Check out our exclusive pics of the band having fun in the studio.
Sejo Navajas (Guitar):
– I practically live shackled to a console at 4th Street Recording in Santa Monica. However, sometimes they actually let me out to pee and get a couple minutes of sunlight, so my main studio ritual is to enjoy days off. When it comes to recording VIKINGO!, we all wear producer, engineer, and performer hats, which can be great and sometimes it can lead to some disagreements. I’ll usually have one of the engineers that works with me run the sessions while we track, but we are all involved in the getting sounds and the production of the recording. Daniel and I mixed the Set It On Fire EP.
When it comes to recording my parts, I’ll usually mic a couple amps at the same time and my guitars will vary from song to song. My main recording amps for this band have been a Fender Bandmaster with 2 cabs, a Fender 2×15 and a Fender PA speaker with 2×10 and 2×8 speakers, at the same time I also run through an old Marshall JMP combo with a 15″ speaker in it. After the initial live tracking, we’ll have overdub sessions where I’ll bring about 10 guitars, so sometimes multiple guitars will be used for different parts of the song.
My guitar signal chain usually consists of a Royer 121, Shure SM 57, Senheiser 421, and a Shure SM7, all summed to two tracks through the vintage API console at 4th Street and a Neumann U67 as a room mic through a Neve 1066 into tape or Pro Tools.
Okay, enough jibber-jabber, listen to the Set It On Fire EP here!
Chris Roberts (Drums):
– I usually wake up, eat a well-balanced breakfast of steak, eggs, sausage, bacon, ham, and a side of hotdogs. The hot dogs need to have the most preservatives possible, because it helps to preserve my strength. Then, I work for about 12 hours removing bees from people’s homes and businesses. Then, I bring all my gear to the studio.
Usually, it’s my custom Pork Pie Percussion kit, Zildjian cymbals, Tama hardware, DW kick pedal, and Vic Firth sticks. I set up the drums, tune them to the song, then take a walk around the block while the engineers set up the mics and the rest of the band finishes setting up their rigs. Once they text me that they’re done, I walk back to the studio and start getting sounds and monitor levels. If I know the song, and for VIKINGO! I usually do, I take a nap until the guitars are tuned and retuned to perfection.

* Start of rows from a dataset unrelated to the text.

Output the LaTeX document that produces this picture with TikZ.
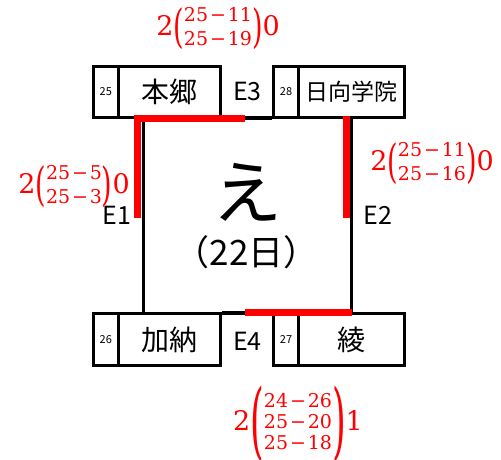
\documentclass[tikz,border=0pt]{standalone}
\usepackage{fontspec}
\usepackage{graphicx}
\newfontfamily\jp{Noto Sans CJK JP}
\newfontfamily\rf{DejaVu Serif}
\definecolor{hl}{RGB}{255,0,0}
\newcommand{\mn}{\hspace{0.1em}−\hspace{0.1em}}
% #1 left, #2 rows, #3 right, #4 row skip, #5 paren xscale, #6 paren yscale
\newcommand{\redlab}[6]{{\rf\fontsize{27}{27}\selectfont #1$\vcenter{\hbox{\scalebox{#5}[#6]{(}}}\vcenter{\hbox{\fontsize{19}{#4}\selectfont\begin{tabular}{@{}c@{}}#2\end{tabular}}}\vcenter{\hbox{\scalebox{#5}[#6]{)}}}$#3}}
\begin{document}
\begin{tikzpicture}[x=1pt,y=-1pt,
  bx/.style={draw=black, line width=3pt, fill=white, inner sep=0pt, minimum height=51pt, font=\jp\fontsize{28}{28}\selectfont},
  num/.style={bx, minimum width=25pt, font=\jp\fontsize{11}{11}\selectfont},
  elab/.style={inner sep=0pt, font=\jp\fontsize{25}{25}\selectfont},
  rlab/.style={inner sep=0pt, text=hl},
  hlline/.style={draw=hl, line width=7.5pt},
  edge/.style={draw=black, line width=3pt}]
\useasboundingbox (0,0) rectangle (501,459);
% main box
\node[draw, line width=3pt, minimum width=208pt, minimum height=196.5pt, inner sep=0pt] (main) at (247.5,215.25) {};
\node[inner sep=0pt, font=\jp\fontsize{70}{70}\selectfont] (e) at (247,192) {え};
\node[inner sep=0pt, font=\jp\fontsize{35}{35}\selectfont] (d) at (246.5,252) {（22日）};
% top row
\node[num] (n25) at (105.75,91.5) {25};
\node[bx, minimum width=102.5pt] (hongo) at (169.25,91.5) {本郷};
\node[num] (n28) at (286,91.5) {28};
\node[bx, minimum width=105.5pt, font=\jp\fontsize{23}{23}\selectfont] (hinata) at (351.25,91.5) {日向学院};
\draw[edge] (hongo.south east) -- (n28.south west);
% bottom row
\node[num, minimum height=52pt] (n26) at (105.75,339.5) {26};
\node[bx, minimum height=52pt, minimum width=102.5pt] (kano) at (169.25,339.5) {加納};
\node[num, minimum height=52pt] (n27) at (286,339.5) {27};
\node[bx, minimum height=52pt, minimum width=105.5pt] (aya) at (351.25,339.5) {綾};
\draw[edge] (kano.north east) -- (n27.north west);
% exits
\node[elab] (e1) at (117,215) {E1};
\node[elab] (e2) at (378,215) {E2};
\node[elab] (e3) at (247.5,91) {E3};
\node[elab] (e4) at (247.5,341) {E4};
% red highlights
\coordinate (ra) at (137.5,218);
\coordinate (rb) at (137.5,118.5);
\coordinate (rc) at (245,118.5);
\coordinate (rd) at (346.5,116);
\coordinate (re) at (346.5,218);
\coordinate (rf) at (245,312.5);
\coordinate (rg) at (352,312.5);
\draw[hlline] (ra) -- (rb) -- (rc);
\draw[hlline] (rd) -- (re);
\draw[hlline] (rf) -- (rg);
% red labels
\node[rlab] (l3) at (218,29) {\redlab{2}{25\mn11\\25\mn19}{0}{24}{1}{1.7}};
\node[rlab] (l1) at (74,187) {\redlab{2}{25\mn5\\25\mn3}{0}{24}{1}{1.7}};
\node[rlab] (l2) at (432,164) {\redlab{2}{25\mn11\\25\mn16}{0}{24}{1}{1.7}};
\node[rlab] (l4) at (298,424) {\redlab{2}{24\mn26\\25\mn20\\25\mn18}{1}{21}{1.3}{3.1}};
\end{tikzpicture}
\end{document}
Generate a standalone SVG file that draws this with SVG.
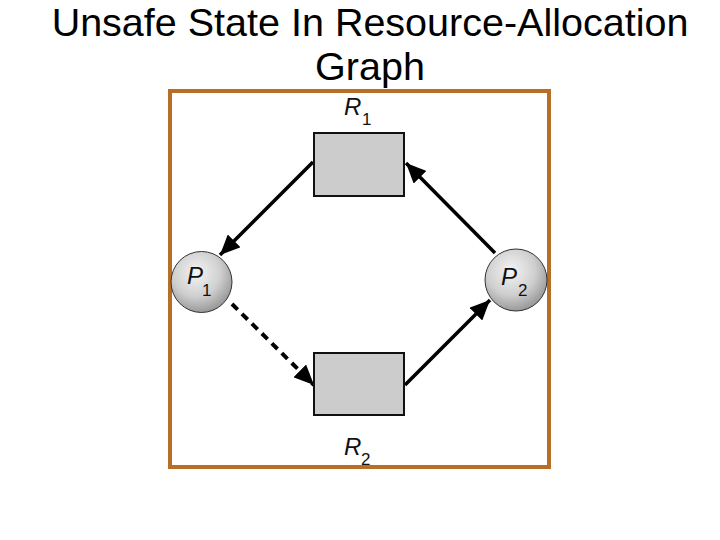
<svg xmlns="http://www.w3.org/2000/svg" width="720" height="540" viewBox="0 0 720 540">
<style>
.title{font-family:"Liberation Sans",Arial,sans-serif;font-size:39.5px;fill:#000;text-anchor:middle}
.lbl{font-family:"Liberation Sans",Arial,sans-serif;font-style:italic;font-size:24px;fill:#111}
.sub{font-family:"Liberation Sans",Arial,sans-serif;font-size:17px;fill:#111}
.res{fill:#cccccc;stroke:#111;stroke-width:2}
.proc{fill:url(#sph);stroke:#333;stroke-width:1}
.edge{stroke:#000;stroke-width:3.5;fill:none}
.dash{stroke-dasharray:8 6;stroke-width:4}
</style>
<defs>
<radialGradient id="sph" cx="0.42" cy="0.35" r="0.65">
<stop offset="0" stop-color="#f4f4f4"/>
<stop offset="0.6" stop-color="#cfcfcf"/>
<stop offset="1" stop-color="#9a9a9a"/>
</radialGradient>
<marker id="ah" markerUnits="userSpaceOnUse" markerWidth="22" markerHeight="18" refX="20" refY="9" orient="auto">
<path d="M0,0 L20,9 L0,18 Z" fill="#000"/>
</marker>
</defs>
<text class="title" x="370" y="36">Unsafe State In Resource-Allocation</text>
<text class="title" x="370" y="80">Graph</text>
<rect x="170" y="91" width="379" height="376" fill="none" stroke="#b86e27" stroke-width="4"/>
<g id="connectors">
<line class="edge" x1="313" y1="162" x2="220" y2="255" marker-end="url(#ah)"/>
<line class="edge" x1="495" y1="253" x2="406" y2="163" marker-end="url(#ah)"/>
<line class="edge dash" x1="232" y1="304" x2="314" y2="385" marker-end="url(#ah)"/>
<line class="edge" x1="405" y1="385" x2="490" y2="300" marker-end="url(#ah)"/>
</g>
<g id="R1">
<rect class="res" x="314" y="133" width="90" height="63"/>
<text class="lbl" x="344" y="115">R</text><text class="sub" x="362" y="125">1</text>
</g>
<g id="R2">
<rect class="res" x="314" y="353" width="90" height="62"/>
<text class="lbl" x="344" y="455">R</text><text class="sub" x="361" y="465">2</text>
</g>
<g id="P1">
<circle class="proc" cx="201.5" cy="282" r="30.5"/>
<text class="lbl" x="187" y="284">P</text><text class="sub" x="202" y="296">1</text>
</g>
<g id="P2">
<circle class="proc" cx="516" cy="280" r="31"/>
<text class="lbl" x="501" y="285">P</text><text class="sub" x="518" y="296">2</text>
</g>
</svg>
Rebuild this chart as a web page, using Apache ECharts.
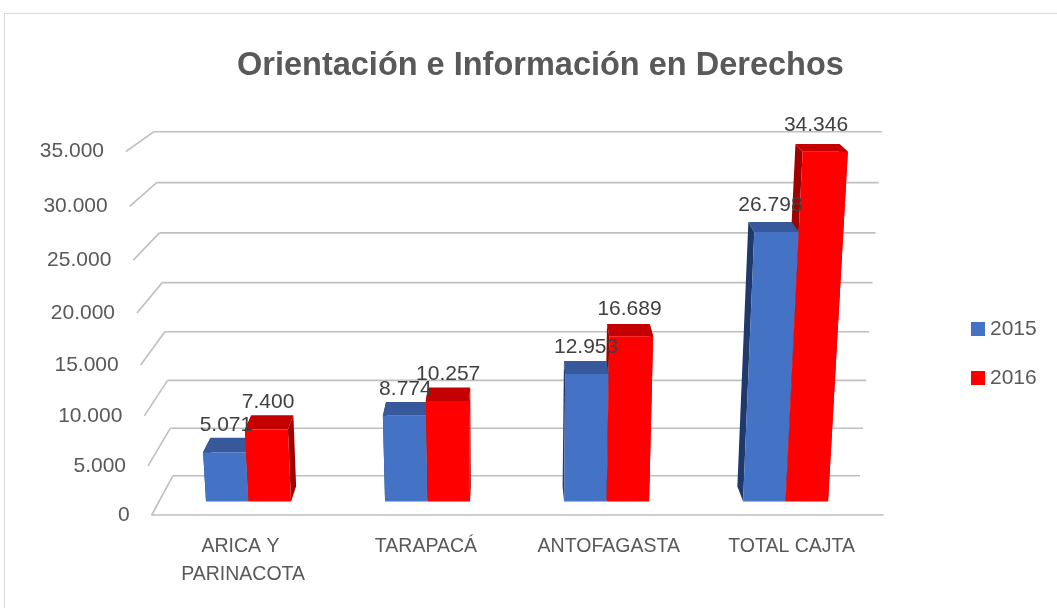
<!DOCTYPE html>
<html>
<head>
<meta charset="utf-8">
<script src="https://cdn.jsdelivr.net/npm/echarts@6/dist/echarts.min.js"></script>
<style>html,body{margin:0;padding:0;background:#fff}#c{width:1057px;height:608px}</style>
</head>
<body>
<div id="c"></div>
<script>
// ---- data ----
const chartTitle = 'Orientación e Información en Derechos';
const categories = ['ARICA Y PARINACOTA', 'TARAPACÁ', 'ANTOFAGASTA', 'TOTAL CAJTA'];
const seriesNames = ['2015', '2016'];
const values2015 = [5071, 8774, 12953, 26798];
const values2016 = [7400, 10257, 16689, 34346];
const yTicks = [0, 5000, 10000, 15000, 20000, 25000, 30000, 35000];

// ---- style / layout constants (3D box look) ----
const FONT = '"Liberation Sans", Arial, sans-serif';
const BOX = {
  backLeft0: 173, backLeft1: 154, backRight0: 860, backRight1: 881.7,
  frontLeft0: 151.7, frontLeft1: 126, frontRight0: 883, frontRight1: 907,
  backY0: 475.7, backLin: 329.7, backQuad: 14.3,
  frontY0: 515, frontLin: 340.2, frontQuad: 23.3
};
const T_FRONT = 0.655, T_BACK = 0.27, BAR_FRAC = 0.2374;
const COLORS = [
  { front: '#4472C4', top: '#37599c', side: '#20396b' },
  { front: '#FF0000', top: '#c40000', side: '#a00000' }
];

function proj(u, f, t) {
  const yb = BOX.backY0 - (BOX.backLin * f + BOX.backQuad * f * f);
  const yf = BOX.frontY0 - (BOX.frontLin * f + BOX.frontQuad * f * f);
  const xlb = BOX.backLeft0 + (BOX.backLeft1 - BOX.backLeft0) * f;
  const xrb = BOX.backRight0 + (BOX.backRight1 - BOX.backRight0) * f;
  const xlf = BOX.frontLeft0 + (BOX.frontLeft1 - BOX.frontLeft0) * f;
  const xrf = BOX.frontRight0 + (BOX.frontRight1 - BOX.frontRight0) * f;
  const xl = xlb + (xlf - xlb) * t, xr = xrb + (xrf - xrb) * t;
  return [xl + u * (xr - xl), yb + (yf - yb) * t];
}
function fmt(v) { return String(v).replace(/\B(?=(\d{3})+(?!\d))/g, '.'); }

function frameRender(params, api) {
  const cs = params.coordSys;
  const v = api.value(1);
  const p = api.coord([0, v]);
  const f = (cs.y + cs.height - p[1]) / cs.height;
  const bl = proj(0, f, 0), br = proj(1, f, 0), fl = proj(0, f, 1);
  const ls = { stroke: '#bfbfbf', lineWidth: 1.6 };
  return {
    type: 'group',
    children: [
      { type: 'line', shape: { x1: bl[0], y1: bl[1], x2: br[0], y2: br[1] }, style: ls },
      { type: 'line', shape: { x1: bl[0], y1: bl[1], x2: fl[0], y2: fl[1] }, style: ls },
      { type: 'text', style: { x: fl[0] - 22, y: fl[1], text: fmt(v), align: 'right', verticalAlign: 'middle',
          fill: '#595959', font: '21px ' + FONT } }
    ]
  };
}

function barRender(side) {
  const col = COLORS[side];
  return function (params, api) {
    const cs = params.coordSys;
    const ci = api.value(0), v = api.value(1);
    const top = api.coord([ci, v]);
    const base = api.coord([ci, 0]);
    const band = api.size([1, 0])[0];
    const uc = (base[0] - cs.x) / cs.width;
    const bw = BAR_FRAC * band / cs.width;
    const u0 = side === 0 ? uc - bw : uc;
    const u1 = u0 + bw;
    const f = (cs.y + cs.height - top[1]) / cs.height;
    const f0 = (cs.y + cs.height - base[1]) / cs.height;
    const P = proj;
    const poly = (pts, fill, z2) => ({ type: 'polygon', shape: { points: pts }, style: { fill: fill }, z2: z2 });
    const lp = P((u0 + u1) / 2, (f0 + f) / 2, T_FRONT);
    const ly = P((u0 + u1) / 2, f, T_FRONT)[1] - 27;
    return {
      type: 'group',
      children: [
        poly([P(u0, f0, T_FRONT), P(u0, f, T_FRONT), P(u0, f, T_BACK), P(u0, f0, T_BACK)], col.side, 10),
        poly([P(u1, f0, T_FRONT), P(u1, f, T_FRONT), P(u1, f, T_BACK), P(u1, f0, T_BACK)], col.side, 10),
        poly([P(u0, f, T_FRONT), P(u1, f, T_FRONT), P(u1, f, T_BACK), P(u0, f, T_BACK)], col.top, 20),
        poly([P(u0, f0, T_FRONT), P(u1, f0, T_FRONT), P(u1, f, T_FRONT), P(u0, f, T_FRONT)], col.front, 30),
        { type: 'text', z2: 100, style: { x: lp[0], y: ly, text: fmt(v), align: 'center', verticalAlign: 'middle',
            fill: '#404040', font: '21px ' + FONT } }
      ]
    };
  };
}

const chart = echarts.init(document.getElementById('c'), null, { renderer: 'canvas' });
chart.setOption({
  animation: false,
  backgroundColor: '#ffffff',
  title: {
    text: chartTitle, left: 237, top: 50, padding: 0,
    textStyle: { fontSize: 32.5, fontWeight: 'bold', color: '#595959', fontFamily: FONT }
  },
  legend: {
    data: seriesNames, orient: 'vertical', left: 966, top: 313,
    itemWidth: 14, itemHeight: 14, itemGap: 27, icon: 'rect',
    textStyle: { fontSize: 21, lineHeight: 22, color: '#595959', fontFamily: FONT }
  },
  graphic: [{
    type: 'rect', silent: true, z: -10,
    shape: { x: 4.5, y: 13.5, width: 1200, height: 800 },
    style: { fill: 'none', stroke: '#d9d9d9', lineWidth: 1 }
  }],
  grid: { left: BOX.frontLeft0, right: 1057 - BOX.frontRight0, top: 151.5, bottom: 608 - BOX.frontY0 },
  xAxis: {
    type: 'category', data: categories,
    axisLine: { lineStyle: { color: '#bfbfbf', width: 1.6 } },
    axisTick: { show: false }, splitLine: { show: false },
    axisLabel: { interval: 0, color: '#595959', fontSize: 19.5, fontFamily: FONT, margin: 18,
      lineHeight: 28, width: 160, overflow: 'break' }
  },
  yAxis: { type: 'value', min: 0, max: 35000, interval: 5000, show: false },
  series: [
    { name: 'frame', type: 'custom', silent: true, z: 1, renderItem: frameRender,
      data: yTicks.map(v => [0, v]), encode: { x: 0, y: 1 } },
    { name: seriesNames[0], type: 'custom', z: 2, renderItem: barRender(0),
      itemStyle: { color: COLORS[0].front }, data: values2015.map((v, i) => [i, v]), encode: { x: 0, y: 1 } },
    { name: seriesNames[1], type: 'custom', z: 2, renderItem: barRender(1),
      itemStyle: { color: COLORS[1].front }, data: values2016.map((v, i) => [i, v]), encode: { x: 0, y: 1 } }
  ]
});
</script>
</body>
</html>
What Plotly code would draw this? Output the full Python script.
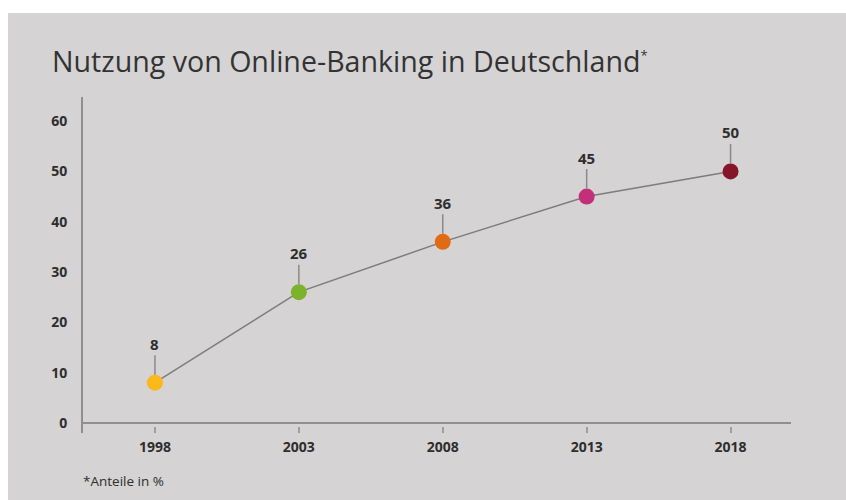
import plotly.graph_objects as go

years = [1998, 2003, 2008, 2013, 2018]
values = [8, 26, 36, 45, 50]
labels = ["8", "26", "36", "45", "50"]
colors = ["#fbb81b", "#7cb22c", "#e06b14", "#c3307a", "#86152a"]
y_ticks = [0, 10, 20, 30, 40, 50, 60]

title = ("Nutzung von Online-Banking in Deutschland"
         "<sup><span style='font-size:13px'>*</span></sup>")
footnote = "*Anteile in %"

FONT = "Open Sans"
TEXT = "#2e2e2e"
AXIS = "#8f8f8f"
BG = "#d5d3d3"

fig = go.Figure()
fig.add_trace(go.Scatter(
    x=years, y=values, mode="lines+markers",
    line=dict(color="#7d7d7d", width=1.5),
    marker=dict(size=16, color=colors, line=dict(width=0)),
    hoverinfo="skip", showlegend=False,
))

for x, y, t in zip(years, values, labels):
    fig.add_annotation(
        x=x, y=y, text="<b>%s</b>" % t, showarrow=True,
        ax=0, ay=-39, arrowhead=0, arrowwidth=1.5, arrowcolor="#8a8a8a",
        standoff=8, font=dict(family=FONT, size=15, color=TEXT),
    )

# plot area: x 83..791 px, y 97..433 px
W, H = 708.0, 336.0
fig.add_shape(type="rect", xref="paper", yref="paper",
              x0=(8 - 83) / W, x1=(846 - 83) / W,
              y0=(433 - 500) / H, y1=(433 - 13) / H,
              fillcolor=BG, line=dict(width=0), layer="below")

fig.add_annotation(xref="paper", yref="paper",
                   x=(81 - 83) / W, y=(433 - 481) / H,
                   xanchor="left", yanchor="middle", showarrow=False,
                   text=footnote, font=dict(family=FONT, size=13.5, color=TEXT))

fig.update_layout(
    width=846, height=500,
    margin=dict(l=83, r=55, t=97, b=67),
    paper_bgcolor="white", plot_bgcolor="rgba(0,0,0,0)",
    title=dict(text=title, x=52 / 846, xanchor="left", xref="container",
               y=1 - 62 / 500, yanchor="middle", yref="container",
               font=dict(family=FONT, size=28.6, color="#333333")),
    xaxis=dict(range=[1995.5, 2020.1], tickvals=years,
               ticktext=["<b>%d</b>" % y for y in years],
               showgrid=False, zeroline=False, showline=False,
               ticks="inside", ticklen=6, tickwidth=1.5, tickcolor="#a0a0a0",
               ticklabelstandoff=4,
               tickfont=dict(family=FONT, size=14, color=TEXT)),
    yaxis=dict(range=[-2, 64.8], tickvals=y_ticks,
               ticktext=["<b>%d</b>" % v for v in y_ticks],
               showgrid=False, zeroline=True, zerolinecolor=AXIS, zerolinewidth=2,
               showline=True, linecolor=AXIS, linewidth=2,
               ticks="", ticklabelstandoff=11,
               tickfont=dict(family=FONT, size=14, color=TEXT)),
)

fig.write_html("out.html")
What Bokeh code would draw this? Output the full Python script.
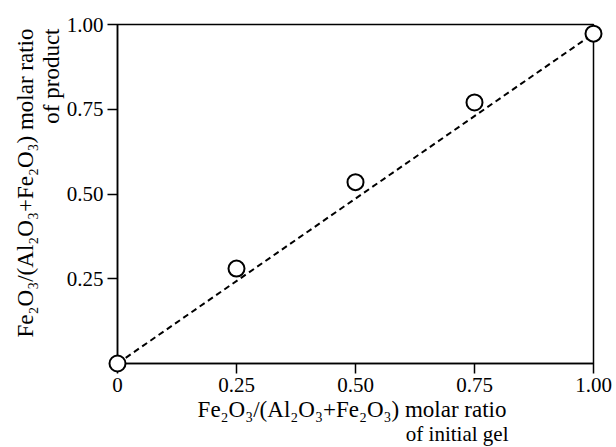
from bokeh.plotting import figure
from bokeh.models import Range1d, FixedTicker, Title
from bokeh.embed import file_html
from bokeh.resources import INLINE

# data
gel_ratio = [0.0, 0.25, 0.50, 0.75, 1.00]
product_ratio = [0.0, 0.28, 0.535, 0.77, 0.973]
fit_x = [0.0, 1.0]
fit_y = [0.0, 0.973]
x_ticks = [0.0, 0.25, 0.5, 0.75, 1.0]
x_tick_labels = ["0", "0.25", "0.50", "0.75", "1.00"]
y_ticks = [0.25, 0.5, 0.75, 1.0]
y_tick_labels = ["0.25", "0.50", "0.75", "1.00"]
label_main = "Fe₂O₃/(Al₂O₃+Fe₂O₃) molar ratio"
x_label_2 = "of initial gel"
y_label_2 = "of product"

FONT = "Liberation Serif"

p = figure(width=616, height=447, output_backend="svg", toolbar_location=None,
           x_range=Range1d(0, 1), y_range=Range1d(0, 1),
           min_border_left=117, min_border_top=24, min_border_right=23, min_border_bottom=84,
           frame_width=476, frame_height=339)
p.background_fill_color = "white"
p.border_fill_color = "white"
p.outline_line_color = "black"
p.outline_line_width = 1.5
p.grid.visible = False

for ax, ticks, labels in ((p.xaxis[0], x_ticks, x_tick_labels), (p.yaxis[0], y_ticks, y_tick_labels)):
    ax.ticker = FixedTicker(ticks=ticks)
    ax.major_label_overrides = {t: l for t, l in zip(ticks, labels)}
    ax.minor_tick_line_color = None
    ax.major_tick_in = 0
    ax.major_tick_out = 10
    ax.major_tick_line_width = 1.5
    ax.major_tick_line_color = "black"
    ax.axis_line_width = 1.5
    ax.axis_line_color = "black"
    ax.major_label_text_font = FONT
    ax.major_label_text_font_size = "21px"
    ax.major_label_text_color = "black"
    ax.major_label_standoff = 4


def title_line(text, offset, standoff, size="23px"):
    return Title(text=text, align="right", offset=offset, standoff=standoff,
                 text_font=FONT, text_font_size=size, text_font_style="normal",
                 text_color="black")


# x-axis title: two lines, right-aligned
p.add_layout(title_line(label_main, 87, 0, "23px"), "below")
p.add_layout(title_line(x_label_2, 85, -4, "21px"), "below")
# y-axis title: "of product" nearer the ticks, main line further out
p.add_layout(title_line(y_label_2, 4, 0), "left")
p.add_layout(title_line(label_main, 4, -3), "left")

p.line(fit_x, fit_y, line_color="black", line_width=2, line_dash="6 4")
p.scatter(gel_ratio, product_ratio, marker="circle", size=16, fill_color="white",
          line_color="black", line_width=2, level="overlay")

open("out.html", "w").write(file_html(p, INLINE))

If I don’t know the song, I write out a quick form chart while listening to the song to grasp the feel, sections, and important hits. The nap then proceeds. Once the guitarists are ready, we start tracking. From here on out the process is quick and easy. At least unless one of the guitars’ strings breaks. That’s when all hell breaks loose, absolute mayhem I tell you. I usually go outside to avoid the havoc and wait for the bedlam to subside. Then, we commence tracking. Rinse and repeat this until all the songs are suitably tracked. After the session, I sleep like a baby knowing my job was well done (mostly).